The musician who made Slash want to quit guitar forever: “Truly one of the greats”
There aren’t many guitarists who make playing look so easy as Slash does.
He could be playing some of the most difficult songs ever conceived, and even when he’s flying off the handle and tearing through every single scale, it’s almost like the idea of him screwing up doesn’t even occur to anyone when he’s playing. His hands always found a way to craft the perfect melody on every Guns N’ Roses song, but he was aware when some artists were good enough to make him want to throw the guitar down for the last time.
Then again, Slash was almost destined to be a star based on the kind of records he was listening to. He had his fair share of training in genres like the blues every time he played, but there were more than a few records like Aerosmith’s Rocks that changed his entire brain chemistry when he heard it. Nothing sounded that cool to him when he started, and he was going to spend the rest of his career chasing after that same kind of high.
And when you look at the way that he played on many of those early Guns songs, his style is almost a love letter to the guitarists that came before him. You can hear a little bit of Jimmy Page here and there and every once in a while an Eric Clapton lick that pops out of the blue, but no matter how many times he played, the solos that he wrote felt carefully calculated. There was no room for him to improvise when he hit on something this perfect, but Jeff Beck was a much different animal than that.

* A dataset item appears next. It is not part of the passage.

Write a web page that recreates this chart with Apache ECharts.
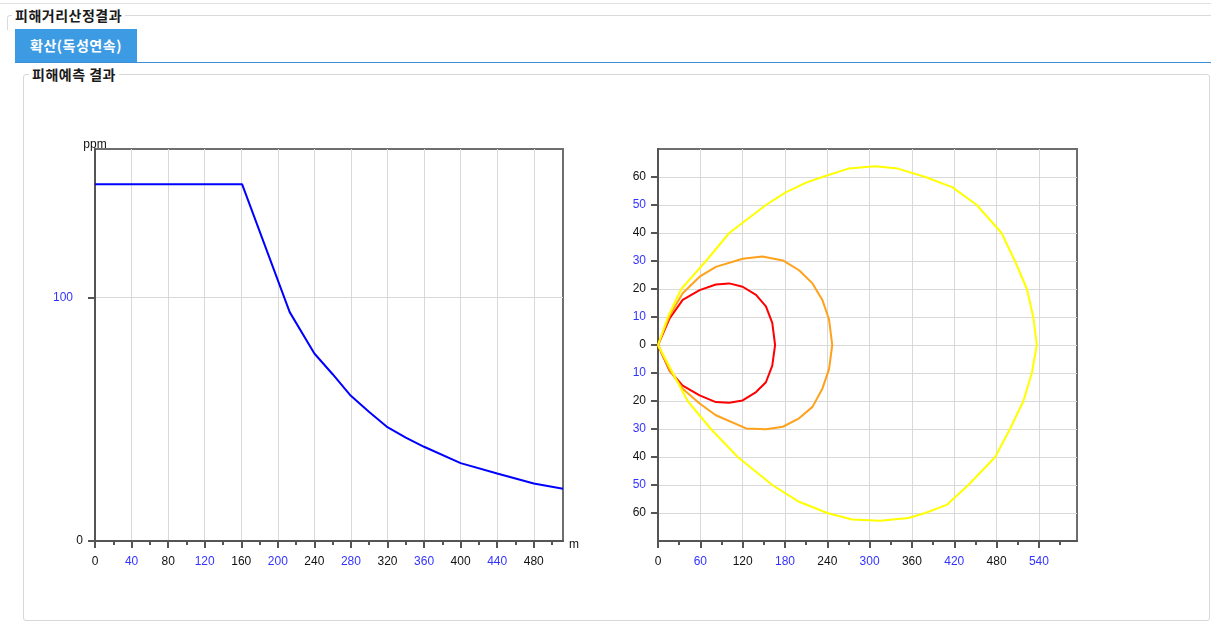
<!DOCTYPE html>
<html>
<head>
<meta charset="utf-8">
<script src="https://cdn.jsdelivr.net/npm/echarts@6/dist/echarts.min.js"></script>
<style>
  html, body { margin:0; padding:0; background:#fff; width:1211px; height:622px; overflow:hidden; }
  .abs { position:absolute; }
  .kr { font-family:"Noto Sans CJK KR", "Noto Sans", sans-serif; font-weight:bold; font-size:14px; letter-spacing:0.5px; line-height:16px; color:#1a1a1a; white-space:nowrap; }
  #chart { position:absolute; left:0; top:0; width:1211px; height:622px; z-index:2; }
</style>
</head>
<body>
<!-- window chrome -->
<div class="abs" style="left:0;top:3px;width:1211px;height:1px;background:#e2e2e2;"></div>
<div class="abs" style="left:7px;top:15px;width:1204px;height:14px;border-top:1px solid #dadada;border-left:1px solid #dadada;border-top-left-radius:3px;"></div>
<div class="abs kr" style="left:12px;top:7px;background:#fff;padding:0 3px;">피해거리산정결과</div>
<div class="abs kr" style="left:15px;top:29px;width:122px;height:33px;background:#3d9be3;color:#fff;text-align:center;line-height:33px;">확산(독성연속)</div>
<div class="abs" style="left:15px;top:62px;width:1196px;height:1px;background:#3b8fd9;"></div>
<div class="abs" style="left:23px;top:74px;width:1185px;height:545px;border:1px solid #d8d8d8;border-radius:3px;"></div>
<div class="abs kr" style="left:29px;top:66px;background:#fff;padding:0 3px;">피해예측 결과</div>

<div id="chart"></div>
<script>
// ---- left chart data: concentration (ppm) vs distance (m)
const distX = [0, 161, 213, 240, 260, 279, 300, 319, 340, 360, 400, 440, 480, 512];
const ppmY  = [146.5, 146.5, 94, 77, 68.5, 60, 53, 47, 42.5, 38.7, 32, 27.7, 23.6, 21.5];
const leftXTicks = [0, 40, 80, 120, 160, 200, 240, 280, 320, 360, 400, 440, 480];
const leftYTicks = [0, 100];

// ---- right chart data: damage footprints (x = downwind m, y = crosswind m)
const redUpperX = [0, 16.5, 35, 59, 82, 101, 120, 139, 153, 162, 166];
const redUpperY = [0, 9.5, 16.1, 19.6, 21.6, 22, 20.8, 17.9, 13.8, 7.9, 0];
const redLowerX = [0, 16.5, 35, 59, 82, 101, 120, 139, 153, 162, 166];
const redLowerY = [0, -9.2, -14.5, -18, -20.4, -20.6, -19.8, -16.8, -13.3, -7.4, 0];

const orangeUpperX = [0, 16.5, 35, 59, 82, 120, 148, 177, 200, 219, 233, 242.5, 247];
const orangeUpperY = [0, 10.5, 18.5, 24.4, 27.9, 30.8, 31.6, 30.2, 26.7, 22, 16.1, 9.1, 0];
const orangeLowerX = [0, 16.5, 35, 59, 82, 125, 153, 177, 200, 219, 233, 242.5, 247];
const orangeLowerY = [0, -9, -15.6, -20.9, -25.1, -29.8, -30.1, -29.2, -26.2, -22.1, -15.6, -8.6, 0];

const yellowUpperX = [0, 14, 33, 68, 101, 153, 181, 210, 233, 270, 308, 340, 379, 417, 452, 487, 506, 523, 532, 537];
const yellowUpperY = [0, 10, 20, 30, 40, 50, 54.5, 58, 60, 63, 63.8, 63, 60, 56.4, 50, 40, 30, 20, 10, 0];
const yellowLowerX = [0, 21, 42, 75, 113, 162, 200, 240, 275, 315, 355, 379, 410, 440, 478, 499, 518, 530, 537];
const yellowLowerY = [0, -10, -20, -30, -40, -50, -56, -60, -62.3, -62.8, -61.8, -60, -57, -50, -40, -30, -20, -10, 0];

const rightXTicks = [0, 60, 120, 180, 240, 300, 360, 420, 480, 540];
const rightYTicks = [-60, -50, -40, -30, -20, -10, 0, 10, 20, 30, 40, 50, 60];

function pairs(xs, ys) { return xs.map((x, i) => [x, ys[i]]); }
function loop(ux, uy, lx, ly) {
  return pairs(ux, uy).concat(pairs(lx, ly).reverse());
}

const FONT = 'Liberation Sans, Arial, sans-serif';
const BLUE = '#3333ff';
function alt(step) {
  return function (v) {
    const k = Math.round(Math.abs(v) / step);
    return (k % 2 ? '{b|' : '{k|') + Math.abs(v) + '}';
  };
}
const rich = {
  k: { color: '#111', fontSize: 12, fontFamily: FONT },
  b: { color: BLUE, fontSize: 12, fontFamily: FONT }
};
const richLeftY = {
  k: { color: '#111', fontSize: 12, fontFamily: FONT },
  b: { color: BLUE, fontSize: 12, fontFamily: FONT, padding: [0, 10, 0, 0] }
};
const axisLineStyle = { show: true, onZero: false, lineStyle: { color: '#555', width: 2 } };
const tickStyle = { color: '#555', width: 2 };
const splitStyle = { show: true, lineStyle: { color: '#d9d9d9', width: 1 } };

const chart = echarts.init(document.getElementById('chart'), null, { renderer: 'canvas' });
chart.setOption({
  animation: false,
  backgroundColor: 'transparent',
  grid: [
    { left: 95, top: 149, width: 468, height: 392, show: true, borderColor: '#6e6e6e', borderWidth: 2, backgroundColor: 'transparent' },
    { left: 658, top: 149, width: 419, height: 392, show: true, borderColor: '#6e6e6e', borderWidth: 2, backgroundColor: 'transparent' }
  ],
  xAxis: [
    {
      type: 'value', gridIndex: 0, min: 0, max: 512, interval: 40,
      name: 'm', nameLocation: 'end', nameGap: 6,
      nameTextStyle: { color: '#111', fontSize: 12, fontFamily: FONT, verticalAlign: 'top', align: 'left', lineHeight: 8 },
      axisLine: axisLineStyle,
      axisTick: { show: true, length: 7, lineStyle: tickStyle, customValues: leftXTicks },
      minorTick: { show: true, splitNumber: 2, length: 4, lineStyle: tickStyle },
      axisLabel: { margin: 15, customValues: leftXTicks, formatter: alt(40), rich: rich },
      splitLine: splitStyle
    },
    {
      type: 'value', gridIndex: 1, min: 0, max: 594, interval: 60,
      axisLine: axisLineStyle,
      axisTick: { show: true, length: 7, lineStyle: tickStyle, customValues: rightXTicks },
      minorTick: { show: true, splitNumber: 2, length: 4, lineStyle: tickStyle },
      axisLabel: { margin: 15, customValues: rightXTicks, formatter: alt(60), rich: rich },
      splitLine: splitStyle
    }
  ],
  yAxis: [
    {
      type: 'value', gridIndex: 0, min: 0, max: 161, interval: 100,
      name: 'ppm', nameLocation: 'end', nameGap: 4,
      nameTextStyle: { color: '#111', fontSize: 12, fontFamily: FONT, align: 'center', verticalAlign: 'middle' },
      axisLine: axisLineStyle,
      axisTick: { show: true, length: 7, lineStyle: tickStyle, customValues: leftYTicks },
      axisLabel: { margin: 12, customValues: leftYTicks, formatter: alt(100), rich: richLeftY },
      splitLine: splitStyle
    },
    {
      type: 'value', gridIndex: 1, min: -70, max: 70, interval: 10,
      axisLine: axisLineStyle,
      axisTick: { show: true, length: 7, lineStyle: tickStyle, customValues: rightYTicks },
      axisLabel: { margin: 12, customValues: rightYTicks, formatter: alt(10), rich: rich },
      splitLine: splitStyle
    }
  ],
  series: [
    {
      type: 'line', xAxisIndex: 0, yAxisIndex: 0, data: pairs(distX, ppmY),
      showSymbol: false, lineStyle: { color: '#0000ff', width: 2 }, z: 5
    },
    {
      type: 'line', xAxisIndex: 1, yAxisIndex: 1, data: loop(redUpperX, redUpperY, redLowerX, redLowerY),
      showSymbol: false, lineStyle: { color: '#ff0000', width: 2 }, z: 5
    },
    {
      type: 'line', xAxisIndex: 1, yAxisIndex: 1, data: loop(orangeUpperX, orangeUpperY, orangeLowerX, orangeLowerY),
      showSymbol: false, lineStyle: { color: '#ffa11a', width: 2 }, z: 5
    },
    {
      type: 'line', xAxisIndex: 1, yAxisIndex: 1, data: loop(yellowUpperX, yellowUpperY, yellowLowerX, yellowLowerY),
      showSymbol: false, lineStyle: { color: '#ffff00', width: 2 }, z: 5
    }
  ]
});
</script>
</body>
</html>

Beck seemed to be playing off instinct every single time he strapped on a guitar, and even if he wasn’t the most insane guitar player in the world by any stretch, there was no one who could have imagined playing like him. He was using every song as an opportunity to test the limits of guitar, and even when he was working on some of his classic tunes, he would consciously hide his guitar playing from the rest of the band so no one could hear what he was doing.

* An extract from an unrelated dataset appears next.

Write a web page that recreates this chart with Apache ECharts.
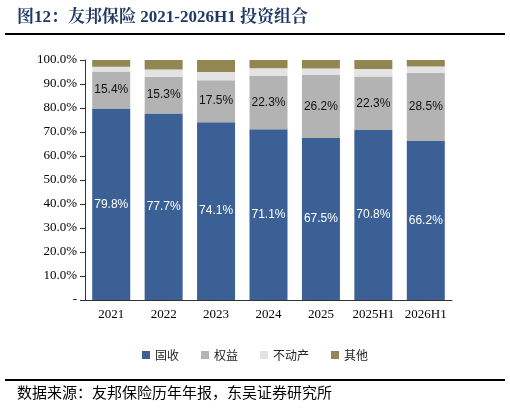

Slash had already begun his own musical journey by the time that Beck hit his evergreen period, but playing with him was the education that the guitarist didn’t know he needed. He thought that he had his whole life figured out now that he was in Guns N’ Roses, but being able to jam with Beck made him realise that he was barely scratching the surface of what his instrument could do.
Sure, he could play scales, but the idea of competing with Beck was enough for Slash to reconsider his entire career, saying, “Jeff is truly one of the greats. I was in a jam session with him, Joe Perry, Lenny Kravitz and Gilby, and Jeff was playing all this amazing shit while simultaneously talking to me. I wanted to pack it up that day, send the amps home and find a nice, little job selling life insurance or something. I was thinking, “Hmmm, real estate-there could be a future in that.”
At the same time, it’s not hard to see where Slash was coming from. Beck was the kind of guitarist who had every base covered when it came to rock and roll guitar playing, and looking at how far he stretched himself up until the day he died, there’s no one in the entire world not named Jimi Hendrix that did more for the instrument, even if he didn’t hog the spotlight as much as someone like Page or Clapton.
Beck was just happy to have pushed himself as hard as he could go, and while Slash was content to have found a spot in rock history, it’s people like Beck that showed him that you should always do your homework when it comes to your instrument. Because no matter how much people like to showboat when playing their favourite songs, there are always more avenues to explore.